Management reaffirmed the components of guidance for 8% sales growth and 11-12% adj. EPS growth. Management cited changes with the consumer cutting back on discretionary purchases, shopping at discount channels, and buying smaller sizes – notable headwinds. Despite the recent pullback in the shares and the upside to Q3 results, the earlier shipments for N.A. confectionery and salty snacks weighed on sentiment. It is difficult to see how the current decline in volumes in the context of the increase in commodity costs and the company’s pricing measures to offset that, negatively impact the company’s future earnings potential. Hershey is also not secularly challenged to grow volumes. The company has several volume drivers looking forward to smaller price increases, innovation, additional capacity, and distribution opportunities. Hershey is a Best Idea long that is attractively priced for its future growth potential and visibility in earnings measured against near-term challenges presented by higher interest rates, GLP-1 drugs, and higher inflationary costs. For more details, please see our separate note. 

Off to a slow start (KVUE)

Kenvue reported Q3 EPS of $.31, in line with expectations. Organic sales grew 3.6% with price/mix of +7.1% and volumes -3.5%, compared to growth of 7.7% with price/mix of 9.4% and volumes -1.7% in Q2. Two-thirds of the volume impact was due to portfolio rationalization and market softness in China.

  • Self Care's organic growth was 6.7%, with a price/mix of +5.5% and a volume growth of 1.2%. A slow start to the cough/cold season was a headwind for the quarter, but it compares to a fast start last year.
  • Skin Health & Beauty's organic growth was -0.4%, with a price/mix of +6.4% and a volume decline of 6.8%.
  • Essential Health's organic growth was 3.8%, with a price/mix of 10% and a volume decline of 6.2%.

Gross margins expanded 80bps YOY, improving from -180bps YOY sequentially. The drivers included price increases, productivity initiatives in the supply chain, and non-recurring separation-related benefits, somewhat offset by a larger Fx headwind of 130bps, and input cost inflation. Operating margins contracted by 120bps YOY. Incremental standalone public company costs were $50-60M.

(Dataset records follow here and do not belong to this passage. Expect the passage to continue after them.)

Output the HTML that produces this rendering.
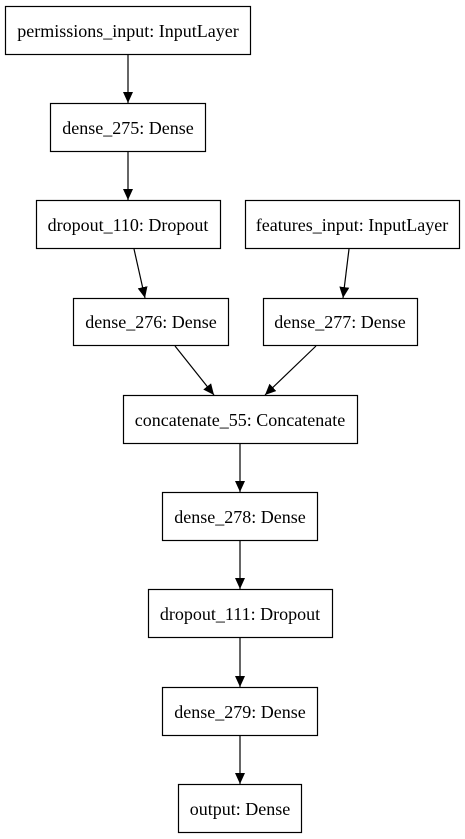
<!DOCTYPE html>
<html><head><meta charset="utf-8"><style>body{margin:0;background:#fff}svg{display:block}text{font-family:"Liberation Serif","DejaVu Serif",serif;font-size:18px}</style></head><body>
<svg width="465" height="839" viewBox="0 0 465 839" xmlns="http://www.w3.org/2000/svg">
<defs><marker id="a" markerWidth="12" markerHeight="12" refX="11" refY="5" orient="auto" markerUnits="userSpaceOnUse"><path d="M0,0 L11,5 L0,10 z" fill="#000"/></marker></defs>
<g fill="none" stroke="#000" stroke-width="1.2">
<rect x="5.5" y="6.5" width="245" height="48"/>
<rect x="50.5" y="103.5" width="155" height="48"/>
<rect x="36.5" y="200.5" width="184" height="48"/>
<rect x="245.5" y="200.5" width="214" height="48"/>
<rect x="73.5" y="298.5" width="155" height="47"/>
<rect x="263.5" y="298.5" width="154" height="47"/>
<rect x="123.5" y="395.5" width="234" height="48"/>
<rect x="162.5" y="492.5" width="155" height="48"/>
<rect x="148.5" y="589.5" width="184" height="48"/>
<rect x="162.5" y="687.5" width="155" height="48"/>
<rect x="178.5" y="784.5" width="123" height="48"/>
<line x1="128" y1="55" x2="128" y2="103" marker-end="url(#a)"/>
<line x1="128" y1="152" x2="128" y2="200" marker-end="url(#a)"/>
<line x1="134" y1="249" x2="145" y2="298" marker-end="url(#a)"/>
<line x1="349" y1="249" x2="343" y2="298" marker-end="url(#a)"/>
<line x1="175" y1="346" x2="214" y2="395" marker-end="url(#a)"/>
<line x1="316" y1="346" x2="265" y2="395" marker-end="url(#a)"/>
<line x1="240" y1="444" x2="240" y2="492" marker-end="url(#a)"/>
<line x1="240" y1="541" x2="240" y2="589" marker-end="url(#a)"/>
<line x1="240" y1="638" x2="240" y2="687" marker-end="url(#a)"/>
<line x1="240" y1="736" x2="240" y2="784" marker-end="url(#a)"/>
</g>
<g text-anchor="middle" fill="#000">
<text x="128" y="37">permissions_input: InputLayer</text>
<text x="128" y="134">dense_275: Dense</text>
<text x="128" y="231">dropout_110: Dropout</text>
<text x="352" y="231">features_input: InputLayer</text>
<text x="151" y="328">dense_276: Dense</text>
<text x="340" y="328">dense_277: Dense</text>
<text x="240" y="426">concatenate_55: Concatenate</text>
<text x="240" y="523">dense_278: Dense</text>
<text x="240" y="620">dropout_111: Dropout</text>
<text x="240" y="718">dense_279: Dense</text>
<text x="240" y="815">output: Dense</text>
</g>
</svg>
</body></html>
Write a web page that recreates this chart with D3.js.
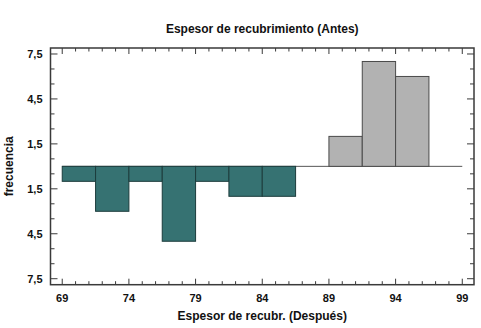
<!DOCTYPE html>
<html>
<head>
<meta charset="utf-8">
<script src="https://cdn.jsdelivr.net/npm/d3@7"></script>
<style>
body { margin: 0; background: #fff; }
text { font-family: "Liberation Sans", Arial, sans-serif; font-weight: bold; fill: #111; }
</style>
</head>
<body>
<svg id="chart" width="481" height="328"></svg>
<script>
// bins of 2.5 from 69 to 99
var binStarts = [69, 71.5, 74, 76.5, 79, 81.5, 84, 86.5, 89, 91.5, 94, 96.5];
var antes = [0, 0, 0, 0, 0, 0, 0, 0, 2, 7, 6, 0];
var despues = [1, 3, 1, 5, 1, 2, 2, 0, 0, 0, 0, 0];
var binWidth = 2.5;
var xTicks = [69, 74, 79, 84, 89, 94, 99];
var yTicks = [-7.5, -4.5, -1.5, 1.5, 4.5, 7.5];

var svg = d3.select("#chart");
var padL = 50.5, padR = 474, padT = 48, padB = 284.7;

var xScale = d3.scaleLinear().domain([68.12, 99.88]).range([padL, padR]);
var yScale = d3.scaleLinear().domain([-7.9, 7.9]).range([padB, padT]);

var fmt = function(v) { return d3.format(".1f")(Math.abs(v)).replace(".", ","); };

var g = svg.append("g");

// zero line
g.append("line")
	.attr("x1", xScale(69)).attr("x2", xScale(99))
	.attr("y1", yScale(0)).attr("y2", yScale(0))
	.attr("stroke", "#555").attr("stroke-width", 1);

// upper bars (Antes)
g.selectAll(".antes")
	.data(binStarts.map(function(d, i) { return {x: d, v: antes[i]}; }).filter(function(d) { return d.v > 0; }))
	.enter().append("rect")
		.attr("class", "antes")
		.attr("x", function(d) { return xScale(d.x); })
		.attr("width", function(d) { return xScale(d.x + binWidth) - xScale(d.x); })
		.attr("y", function(d) { return yScale(d.v); })
		.attr("height", function(d) { return yScale(0) - yScale(d.v); })
		.attr("fill", "#b2b2b2")
		.attr("stroke", "#4a4a4a")
		.attr("stroke-width", 1);

// lower bars (Después)
g.selectAll(".despues")
	.data(binStarts.map(function(d, i) { return {x: d, v: despues[i]}; }).filter(function(d) { return d.v > 0; }))
	.enter().append("rect")
		.attr("class", "despues")
		.attr("x", function(d) { return xScale(d.x); })
		.attr("width", function(d) { return xScale(d.x + binWidth) - xScale(d.x); })
		.attr("y", yScale(0))
		.attr("height", function(d) { return yScale(-d.v) - yScale(0); })
		.attr("fill", "#367272")
		.attr("stroke", "#1c3c3c")
		.attr("stroke-width", 1);

// frame
g.append("rect")
	.attr("x", padL).attr("y", padT)
	.attr("width", padR - padL).attr("height", padB - padT)
	.attr("fill", "none").attr("stroke", "#3a3a3a").attr("stroke-width", 1.5);

// ticks inside the frame, all four sides
var xMinor = d3.range(69, 100, 1);
var yMinor = d3.range(-7.5, 7.6, 1);
var tickCol = "#3a3a3a";

xMinor.forEach(function(v) {
	var len = (v - 69) % 5 === 0 ? 6 : 3.5;
	g.append("line").attr("x1", xScale(v)).attr("x2", xScale(v))
		.attr("y1", padB).attr("y2", padB - len).attr("stroke", tickCol);
	g.append("line").attr("x1", xScale(v)).attr("x2", xScale(v))
		.attr("y1", padT).attr("y2", padT + len).attr("stroke", tickCol);
});
yMinor.forEach(function(v) {
	var len = yTicks.indexOf(v) >= 0 ? 7 : 4;
	g.append("line").attr("y1", yScale(v)).attr("y2", yScale(v))
		.attr("x1", padL).attr("x2", padL + len).attr("stroke", tickCol);
	g.append("line").attr("y1", yScale(v)).attr("y2", yScale(v))
		.attr("x1", padR).attr("x2", padR - len).attr("stroke", tickCol);
});

// tick labels
g.selectAll(".xlab")
	.data(xTicks)
	.enter().append("text")
		.attr("x", function(d) { return xScale(d); })
		.attr("y", padB + 17)
		.attr("text-anchor", "middle")
		.attr("font-size", 11)
		.text(function(d) { return d; });

g.selectAll(".ylab")
	.data(yTicks)
	.enter().append("text")
		.attr("x", padL - 8)
		.attr("y", function(d) { return yScale(d) + 4; })
		.attr("text-anchor", "end")
		.attr("font-size", 11)
		.text(fmt);

// titles
svg.append("text")
	.attr("x", (padL + padR) / 2).attr("y", 33)
	.attr("text-anchor", "middle").attr("font-size", 12)
	.text("Espesor de recubrimiento (Antes)");

svg.append("text")
	.attr("x", (padL + padR) / 2).attr("y", 320)
	.attr("text-anchor", "middle").attr("font-size", 12)
	.text("Espesor de recubr. (Después)");

svg.append("text")
	.attr("transform", "translate(13," + yScale(0) + ") rotate(-90)")
	.attr("text-anchor", "middle").attr("font-size", 12)
	.text("frecuencia");
</script>
</body>
</html>
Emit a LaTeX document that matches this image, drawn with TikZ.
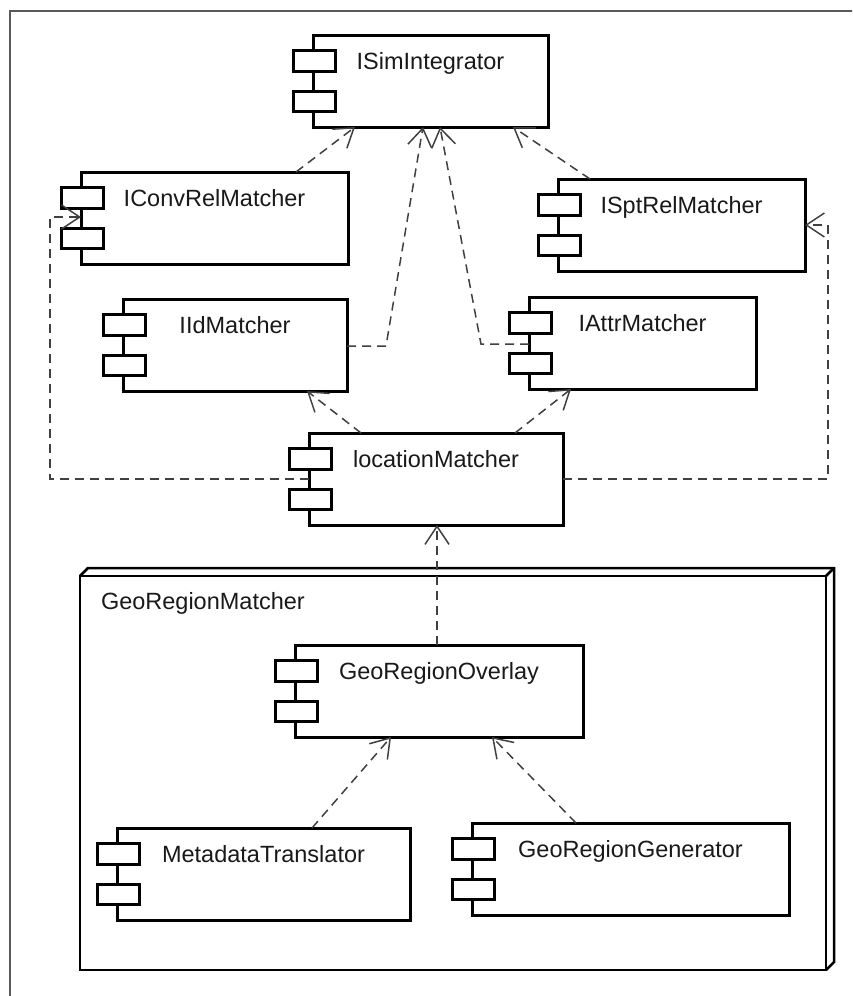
\documentclass[tikz,border=0pt]{standalone}
\usepackage{fontspec}
\setmainfont{Liberation Sans}
\usetikzlibrary{arrows.meta,calc,fit}
\tikzset{
  compbox/.style={draw=black, line width=3pt, fill=white, inner sep=0pt, outer sep=0pt, rectangle},
  portbox/.style={draw=black, line width=3pt, fill=white},
  lbl/.style={inner sep=0pt, outer sep=0pt, text=black!90, font=\fontsize{23.5}{28}\selectfont},
  dep/.style={draw=black!75, line width=1.5pt, dash pattern=on 9pt off 6pt,
     -{Straight Barb[length=18pt, width=24pt, line width=1.5pt]}},
  pkgline/.style={draw=black, line width=2.5pt},
  frameline/.style={draw=black!65, line width=1.5pt},
}
\newcommand\comp[6]{%
  \node[compbox, fit={(#2,#3) (#4,#5)}] (#1) {};
  \draw[portbox] ($(#1.north west)+(-20,15)$) rectangle ++(42,21);
  \draw[portbox] ($(#1.north west)+(-20,56)$) rectangle ++(42,20);
  \node[lbl, anchor=base] (#1-l) at ($(#1.north)+(0,34)$) {#6};
}
\begin{document}
\begin{tikzpicture}[x=1pt, y=-1pt]
\useasboundingbox (0,0) rectangle (852,996);
\clip (0,0) rectangle (852,996);
\fill[white] (0,0) rectangle (852,996);
\draw[frameline] (10,1100) -- (10,11) -- (1000,11);

% package
\node[draw=black, line width=2.5pt, inner sep=0pt, outer sep=0pt, fit={(80,576) (826,970)}] (pkg) {};
\draw[pkgline, line join=miter] (pkg.north west) -- ++(8,-8) -- ($(pkg.north east)+(8,-8)$) -- ($(pkg.south east)+(8,-8)$) -- (pkg.south east);
\draw[pkgline] (pkg.north east) -- ++(8,-8);
\node[lbl, anchor=base west] (pkg-l) at ($(pkg.north west)+(21,33)$) {GeoRegionMatcher};

% components
\comp{isim}{313}{35}{548}{127}{ISimIntegrator}
\comp{iconv}{81}{172}{348}{264}{IConvRelMatcher}
\comp{ispt}{558}{179}{805}{271}{ISptRelMatcher}
\comp{iid}{123}{299}{347}{391}{IIdMatcher}
\comp{iattr}{529}{297}{756}{389}{IAttrMatcher}
\comp{loc}{309}{433}{563}{525}{locationMatcher}
\comp{gro}{295}{645}{583}{737}{GeoRegionOverlay}
\comp{mt}{117}{828}{410}{920}{MetadataTranslator}
\comp{grg}{472}{823}{789}{915}{GeoRegionGenerator}

% dependencies
\draw[dep] ($(iconv.north west)+(215,0)$) -- ($(isim.south west)+(42,0)$);
\draw[dep] ($(ispt.north west)+(32,0)$) -- ($(isim.south west)+(200,0)$);
\draw[dep] ($(iid.north east)+(0,47)$) -- ++(39,0) -- ($(isim.south west)+(110,0)$);
\draw[dep] ($(iattr.north west)+(0,47)$) -- ++(-48,0) -- ($(isim.south west)+(127,0)$);
\draw[dep] ($(loc.north west)+(52,0)$) -- ($(iid.south west)+(184,0)$);
\draw[dep] ($(loc.north west)+(206,0)$) -- ($(iattr.south west)+(42,0)$);
\draw[dep] (loc.west) -- ++(-259,0) |- ($(iconv.north west)+(0,45)$);
\draw[dep] (loc.east) -- ++(265,0) |- ($(ispt.north east)+(0,46)$);
\draw[dep] ($(gro.north west)+(142,0)$) -- ($(loc.south west)+(128,0)$);
\draw[dep] ($(mt.north west)+(195,0)$) -- ($(gro.south west)+(96,0)$);
\draw[dep] ($(grg.north west)+(104,0)$) -- ($(gro.south west)+(197,0)$);
\end{tikzpicture}
\end{document}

Management tightened the upper end of guidance due to Fx and a slower start to the cough/cold season. Fx is now expected to be a slightly greater headwind of -1 to -2% from -1% previously. Organic revenue growth is expected to be +5.5-6% from 5.5-6.5% previously. EPS is now expected to be between $1.26-1.28 from $1.26-1.31 previously. In its brief time being an independent public company Kenvue has done a better job demonstrating why the parent company wanted to spin it off rather than prove why it should be a consumer health pure play. At least the company has limited risk from GLP-1 drugs. 

Tomato dumping (APPHQ)

Tomato farmers in the U.S. are supporting an initiative to terminate the Tomato Suspension Agreement with Mexico and impose antidumping duties. 100 Tomato growers from 13 states are asking the Commerce Department to terminate the Agreement. The Fresh Produce Association of the Americas, a group of distributors of Mexican fresh produce, is campaigning to keep the reference price in the agreement, which helps stabilize prices. 450 companies have sided with the distributors and signed a letter supporting the current Agreement. Everyone wants cheaper tomatoes. The indoor grow facilities were never going to be accused of dumping products – probably says something about the business plans of indoor grow facilities vs. tomatoes grown in Mexico.